Hemolytic Anemia Caused by the Destruction of Red Blood Cells in the Body
Hemolytic anemia is the condition in which the bone marrow in the body is not able to keep up with the production of red blood cells which are being prematurely destroyed by the body. Healthy red blood cells normally last between one hundred and one hundred and twenty days.
However, with hemolytic anemia these cells are destroyed at a much faster rate and the bone marrow simply can not produce these cells fast enough to replace them.
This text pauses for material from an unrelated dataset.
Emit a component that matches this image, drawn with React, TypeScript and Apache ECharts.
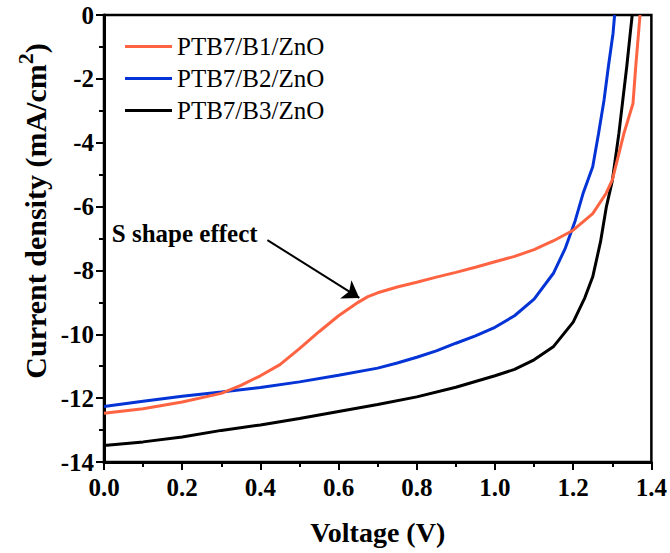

There are several different types of hemolytic anemia which are classified by what is causing the destruction of red blood cells in the body.
Intrinsic and Extrinsic Factors of Hemolytic Anemia
Hemolytic anemia can be caused by either intrinsic or extrinsic factors. The intrinsic factor is when the red blood cells themselves are abnormal which is typically hereditary and seen at birth such as in cases of sickle cell anemia where these “sickle cells” only last ten to twenty days and the bone marrow can not replace them fast enough with new cells.
Extrinsic factors are factors outside of the cells which cause them to be destroyed such as certain virus’s including malaria and black-water fever, medications-which is known as drug induced hemolytic anemia-, an abnormal immune system response, or blood clots.
Treatment of Hemolytic Anemia
Treatment of this type of anemia varies widely depending upon which type the individual has. Treatments may include trying to control the cause of the anemia, medications to increase the red blood cell count, or trying to reduce the rate in which the cells are being destroyed.
In mild cases this condition may need no treatment at all as long as the red blood cell count remains stable. In more severe cases blood transfusions or a “blood and marrow stem cell transplant” may be required.